HP ProBook And EliteBook

Business lines sometimes leave F9 unmarked, letting software own it. If you don’t see a symbol, the key still sits between F8 and F10 and sends an F-key by default in many builds. You can still turn on action mode if you prefer one-tap media steps.

HP OMEN And Victus

Gaming boards can route lighting to a vendor app and keep media on the row. If your cap shows a media arrow at F9, expect track control there. If you want app shortcuts first, switch modes so the F-key wins by default and use your app to bind actions.
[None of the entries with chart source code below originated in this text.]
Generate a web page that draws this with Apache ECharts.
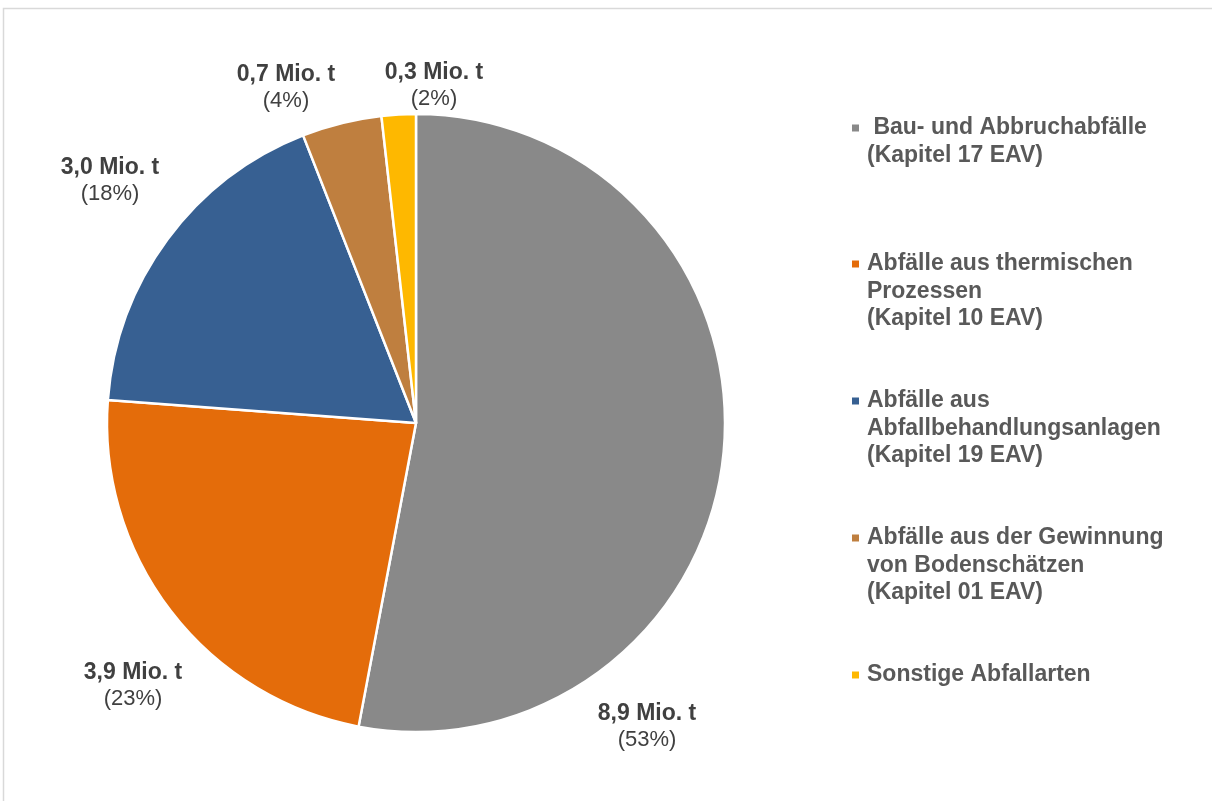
<!DOCTYPE html>
<html>
<head>
<meta charset="utf-8">
<script src="https://cdn.jsdelivr.net/npm/echarts@6/dist/echarts.min.js"></script>
<style>
  html, body { margin: 0; padding: 0; background: #ffffff; }
  #chart { width: 1212px; height: 801px; }
</style>
</head>
<body>
<div id="chart"></div>
<script>
// ---- data ----
const categories = [
  ' Bau- und Abbruchabfälle\n(Kapitel 17 EAV)',
  'Abfälle aus thermischen\nProzessen\n(Kapitel 10 EAV)',
  'Abfälle aus\nAbfallbehandlungsanlagen\n(Kapitel 19 EAV)',
  'Abfälle aus der Gewinnung\nvon Bodenschätzen\n(Kapitel 01 EAV)',
  'Sonstige Abfallarten'
];
const values = [8.9, 3.9, 3.0, 0.7, 0.3];          // Mio. t
const colors = ['#898989', '#E46C0A', '#376092', '#BF7F3F', '#FEB800'];

// ---- layout (styling only) ----
const labelCenters = [[647, 727], [133, 686], [110, 181], [286, 88], [434, 86]];
const legendFirstLineY = [128, 264, 401, 538, 675];
const LH = 27.5;

const font = '"Liberation Sans", Arial, sans-serif';

const legends = categories.map((name, i) => {
  const n = name.split('\n').length;
  return {
    data: [name],
    orient: 'vertical',
    left: 852,
    top: legendFirstLineY[i] - (2 * n - 1) * LH / 2,
    padding: 0,
    icon: 'rect',
    itemWidth: 7,
    itemHeight: 7,
    itemStyle: { borderWidth: 0 },
    selectedMode: false,
    formatter: nm => '\n'.repeat(n - 1) + nm,
    textStyle: {
      fontFamily: font,
      fontSize: 23,
      fontWeight: 'bold',
      color: '#595959',
      lineHeight: LH,
      padding: [0, 0, 0, 3]
    }
  };
});

const chart = echarts.init(document.getElementById('chart'), null, { renderer: 'canvas' });
chart.setOption({
  animation: false,
  backgroundColor: '#ffffff',
  color: colors,
  graphic: [{
    type: 'rect',
    shape: { x: 3.5, y: 8.5, width: 1300, height: 900 },
    style: { fill: 'none', stroke: '#d9d9d9', lineWidth: 1.5 },
    silent: true
  }],
  legend: legends,
  series: [{
    type: 'pie',
    center: [416, 423],
    radius: 309,
    startAngle: 90,
    clockwise: true,
    data: categories.map((c, i) => ({ name: c, value: values[i] })),
    itemStyle: { borderColor: '#ffffff', borderWidth: 2.5 },
    labelLine: { show: false },
    label: {
      show: true,
      position: 'outside',
      formatter: p => '{b|' + p.value.toFixed(1).replace('.', ',') + ' Mio. t}\n{n|(' + Math.round(p.percent) + '%)}',
      rich: {
        b: { fontFamily: font, fontSize: 23, fontWeight: 'bold', color: '#404040', lineHeight: 26, align: 'center' },
        n: { fontFamily: font, fontSize: 22, color: '#404040', lineHeight: 26, align: 'center' }
      }
    },
    labelLayout: p => ({
      x: labelCenters[p.dataIndex][0],
      y: labelCenters[p.dataIndex][1],
      align: 'center',
      verticalAlign: 'middle'
    })
  }]
});
</script>
</body>
</html>
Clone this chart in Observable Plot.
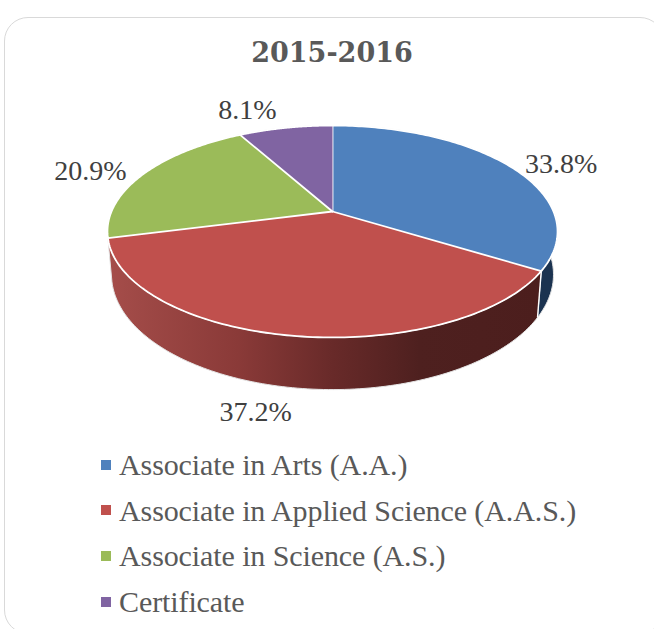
<!DOCTYPE html>
<html>
<head>
<meta charset="utf-8">
<script src="https://cdn.jsdelivr.net/npm/d3@7"></script>
<script src="https://cdn.jsdelivr.net/npm/@observablehq/plot@0.6"></script>
<style>
  html, body { margin: 0; padding: 0; background: #fff; overflow: hidden; }
  #page { position: relative; width: 654px; height: 629px; overflow: hidden; font-family: "Liberation Serif", serif; }
  #card { position: absolute; left: 4px; top: 17px; width: 660px; height: 617px; border: 1.5px solid #d9d9d9; border-radius: 24px; box-sizing: border-box; }
  #title { position: absolute; left: 0; width: 664px; top: 37px; text-align: center; font: bold 27px "DejaVu Serif", serif; color: #595959; }
  #chart { position: absolute; left: 0; top: 90px; }
  #legend { position: absolute; left: 101px; top: 442px; color: #595959; font-size: 30px; letter-spacing: -0.1px; line-height: 45.6px; white-space: nowrap; }
  #legend div { display: flex; align-items: center; }
  #legend i { display: inline-block; width: 10px; height: 10px; margin-right: 8px; }
</style>
</head>
<body>
<div id="page">
  <div id="card"></div>
  <div id="title"></div>
  <div id="chart"></div>
  <div id="legend"></div>
</div>
<script>
const chartTitle = "2015-2016";
const categories = ["Associate in Arts (A.A.)", "Associate in Applied Science (A.A.S.)", "Associate in Science (A.S.)", "Certificate"];
const shares = [33.8, 37.2, 20.9, 8.1];
const sliceColors = ["#4F81BD", "#C0504D", "#9BBB59", "#8064A2"];

// Perspective projection of a flat disc (unit radius), in scale units
const K = 0.1887, XS = 221 / 102.2;
const topRim = (a) => {
  const u = Math.sin(a), v = -Math.cos(a), w = 1 - K * v;
  return { x: XS * u / w, y: v / w };
};
const DEPTH_S = 0.982, DEPTH_Y = (252.4 - 211) / 102.2, DEPTH_B = 110.9 / 102.2;
const lowRim = (a) => {
  const u = Math.sin(a), v = -Math.cos(a), w = 1 - K * v;
  return { x: DEPTH_S * XS * u / w, y: DEPTH_Y + DEPTH_B * v / w };
};

const total = d3.sum(shares);
let acc = 0;
const slices = shares.map((s, i) => {
  const a0 = acc / total * 2 * Math.PI;
  acc += s;
  return { i, name: categories[i], share: s, color: sliceColors[i], a0, a1: acc / total * 2 * Math.PI };
});
const arc = (a0, a1, fn) => d3.range(0, 121).map(k => fn(a0 + (a1 - a0) * k / 120));

const facePoly = s => [{ x: 0, y: 0 }, ...arc(s.a0, s.a1, topRim)];
const sidePoly = (a0, a1) => [...arc(a0, a1, topRim), ...arc(a0, a1, lowRim).reverse()];

const blue = slices[0], red = slices[1];
const halo = { stroke: "#ffffff", strokeWidth: 1.8, strokeLinejoin: "round" };

// label placement: pixel offset from the rim point at each slice's mid-angle
const labelDx = [52, -36, -53, -38];
const labelDy = [-2, 76, -3, -18];

const gradient = () => {
  const svg = d3.create("svg:defs");
  const g = svg.append("linearGradient").attr("id", "redSide").attr("gradientUnits", "userSpaceOnUse")
    .attr("x1", 108).attr("x2", 540).attr("y1", 0).attr("y2", 0);
  [[0, "#A54D4A"], [0.3, "#8A3A38"], [0.52, "#682A29"], [0.72, "#4E201F"], [1, "#4C1E1D"]]
    .forEach(([o, c]) => g.append("stop").attr("offset", o).attr("stop-color", c));
  return svg.node();
};

const yTop = (90 - 211) / 102.2, yBot = (430 - 211) / 102.2;
const chart = Plot.plot({
  width: 654, height: 340, margin: 0,
  x: { axis: null, domain: [-332 / 102.2, 322 / 102.2], range: [0, 654] },
  y: { axis: null, domain: [yTop, yBot], range: [0, 340] },
  marks: [
    gradient,
    Plot.line(sidePoly(blue.a0 - 0.6, blue.a1), { x: "x", y: "y", fill: "#1B3350", stroke: "#e4e4e4", strokeWidth: 1 }),
    Plot.line(sidePoly(red.a0, red.a1), { x: "x", y: "y", fill: "url(#redSide)", stroke: "#e4e4e4", strokeWidth: 1 }),
    Plot.link([blue], {
      x1: d => topRim(d.a1).x, y1: d => topRim(d.a1).y,
      x2: d => lowRim(d.a1).x, y2: d => lowRim(d.a1).y,
      stroke: "#ffffff", strokeWidth: 1.4
    }),
    ...slices.map(s => Plot.line(facePoly(s), { x: "x", y: "y", fill: s.color, ...halo })),
    ...slices.map((s, i) => Plot.text([s], {
      x: d => topRim((d.a0 + d.a1) / 2).x,
      y: d => topRim((d.a0 + d.a1) / 2).y,
      text: d => d.share.toFixed(1) + "%",
      dx: labelDx[i], dy: labelDy[i],
      fontFamily: "Liberation Serif", fontSize: 28, fill: "#404040"
    }))
  ]
});
document.getElementById("chart").append(chart);
document.getElementById("title").textContent = chartTitle;
const legend = d3.select("#legend");
slices.forEach(s => {
  const row = legend.append("div");
  row.append("i").style("background", s.color);
  row.append("span").text(s.name);
});
</script>
</body>
</html>
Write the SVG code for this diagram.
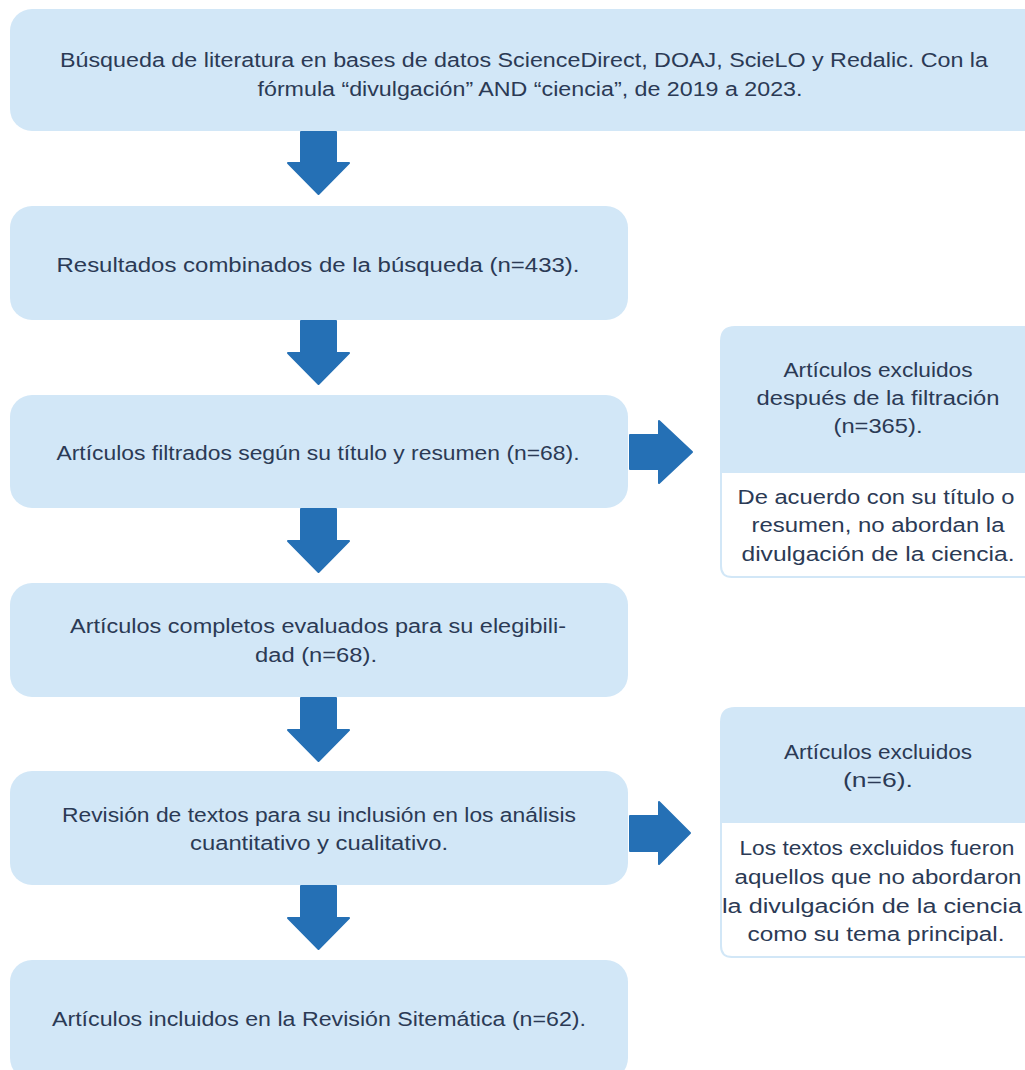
<svg xmlns="http://www.w3.org/2000/svg" width="1025" height="1070" viewBox="0 0 1025 1070">
<style>
.box{fill:#d2e7f7}
.t{font-family:"Liberation Sans",Arial,sans-serif;font-size:20px;fill:#2b3a55;text-anchor:middle}
.arr{fill:#2570b5;stroke:#2570b5;stroke-width:2;stroke-linejoin:round}
.body{fill:#ffffff;stroke:#d2e7f7;stroke-width:2}
</style>
<rect width="1025" height="1070" fill="#ffffff"/>
<g id="connectors">
<path class="arr" d="M301,132 H336 V163 H349 L318.5,194 L288,163 H301 Z"/>
<path class="arr" d="M301,321 H336 V353 H349 L318.5,384 L288,353 H301 Z"/>
<path class="arr" d="M301,509 H336 V541 H349 L318.5,572 L288,541 H301 Z"/>
<path class="arr" d="M301,698 H336 V730 H349 L318.5,761 L288,730 H301 Z"/>
<path class="arr" d="M301,886 H336 V918 H349 L318.5,949 L288,918 H301 Z"/>
<path class="arr" d="M630,435 H659 V421 L692,452 L659,483 V469 H630 Z"/>
<path class="arr" d="M630,816 H659 V802 L690,833 L659,864 V851 H630 Z"/>
</g>
<g id="n1">
<rect class="box" x="10" y="9" width="1040" height="122" rx="22"/>
<text class="t" x="524" y="67" textLength="928" lengthAdjust="spacingAndGlyphs">Búsqueda de literatura en bases de datos ScienceDirect, DOAJ, ScieLO y Redalic. Con la</text>
<text class="t" x="530" y="96" textLength="545" lengthAdjust="spacingAndGlyphs">fórmula “divulgación” AND “ciencia”, de 2019 a 2023.</text>
</g>
<g id="n2">
<rect class="box" x="10" y="206" width="618" height="114" rx="22"/>
<text class="t" x="318" y="272" textLength="523" lengthAdjust="spacingAndGlyphs">Resultados combinados de la búsqueda (n=433).</text>
</g>
<g id="n3">
<rect class="box" x="10" y="395" width="618" height="113" rx="22"/>
<text class="t" x="318" y="460" textLength="523" lengthAdjust="spacingAndGlyphs">Artículos filtrados según su título y resumen (n=68).</text>
</g>
<g id="n4">
<rect class="box" x="10" y="583" width="618" height="114" rx="22"/>
<text class="t" x="318" y="633" textLength="496" lengthAdjust="spacingAndGlyphs">Artículos completos evaluados para su elegibili-</text>
<text class="t" x="316" y="662" textLength="122" lengthAdjust="spacingAndGlyphs">dad (n=68).</text>
</g>
<g id="n5">
<rect class="box" x="10" y="771" width="618" height="114" rx="22"/>
<text class="t" x="319" y="822" textLength="514" lengthAdjust="spacingAndGlyphs">Revisión de textos para su inclusión en los análisis</text>
<text class="t" x="319" y="850" textLength="258" lengthAdjust="spacingAndGlyphs">cuantitativo y cualitativo.</text>
</g>
<g id="n6">
<rect class="box" x="10" y="960" width="618" height="120" rx="22"/>
<text class="t" x="319" y="1026" textLength="534" lengthAdjust="spacingAndGlyphs">Artículos incluidos en la Revisión Sitemática (n=62).</text>
</g>
<g id="r1">
<path class="body" d="M721,460 V566 Q721,577 732,577 H1050 V460 Z"/>
<path class="box" d="M720,473 V341 Q720,326 735,326 H1050 V473 Z"/>
<text class="t" x="878" y="377" textLength="189" lengthAdjust="spacingAndGlyphs">Artículos excluidos</text>
<text class="t" x="878" y="405" textLength="243" lengthAdjust="spacingAndGlyphs">después de la filtración</text>
<text class="t" x="878" y="433" textLength="89" lengthAdjust="spacingAndGlyphs">(n=365).</text>
<text class="t" x="876" y="504" textLength="277" lengthAdjust="spacingAndGlyphs">De acuerdo con su título o</text>
<text class="t" x="878" y="532" textLength="253" lengthAdjust="spacingAndGlyphs">resumen, no abordan la</text>
<text class="t" x="878" y="561" textLength="273" lengthAdjust="spacingAndGlyphs">divulgación de la ciencia.</text>
</g>
<g id="r2">
<path class="body" d="M721,810 V946 Q721,957 732,957 H1050 V810 Z"/>
<path class="box" d="M720,823 V722 Q720,707 735,707 H1050 V823 Z"/>
<text class="t" x="878" y="759" textLength="188" lengthAdjust="spacingAndGlyphs">Artículos excluidos</text>
<text class="t" x="878" y="787" textLength="70" lengthAdjust="spacingAndGlyphs">(n=6).</text>
<text class="t" x="877" y="855" textLength="275" lengthAdjust="spacingAndGlyphs">Los textos excluidos fueron</text>
<text class="t" x="878" y="884" textLength="287" lengthAdjust="spacingAndGlyphs">aquellos que no abordaron</text>
<text class="t" x="872" y="913" textLength="300" lengthAdjust="spacingAndGlyphs">la divulgación de la ciencia</text>
<text class="t" x="876" y="941" textLength="257" lengthAdjust="spacingAndGlyphs">como su tema principal.</text>
</g>
</svg>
Quick Ways To Spot It At A Glance

  • Find F8, then look one key to the right.
  • Look for a small “F9” legend above any icon.
  • If the cap shows a lit-keyboard symbol, that key likely toggles the keyboard LEDs in action mode.
  • If the cap shows a right-pointing arrow, that key usually skips to the next track in action mode.

Step-By-Step: Make F9 Do What You Want

  1. Identify the cap marking on the ninth function key.
  2. Press the key. Watch for a light change or a media step.
  3. Hold Fn and press the key again. If your app reacts, you’re in action mode.
  4. Toggle modes with Fn + Left Shift or switch Action Key mode in BIOS.
  5. Open an app that uses the shortcut (Outlook works well) and press F9 to confirm.
  6. If lighting doesn’t change on a cap with a light icon, install the proper HP hotkey package or check BIOS features for your exact model.

Helpful References From HP And Microsoft

For a full tour of top-row behavior and the Action Key concept, read HP’s page on keyboard shortcuts and special keys. To verify the Windows shortcut side, Microsoft’s guide to Send/Receive settings confirms that F9 triggers mail sync in Outlook.

Practical Wrap-Up

The ninth function key lives on the top row between F8 and F10 on every HP laptop keyboard. The cap may show a light or media icon. That icon can run on a tap, or it can live behind Fn, based on the mode you pick. Flip Action Key mode to match your habits, test with an app shortcut, and you’re done. Once you know the row’s mode and the printed symbol, finding and using F9 takes seconds.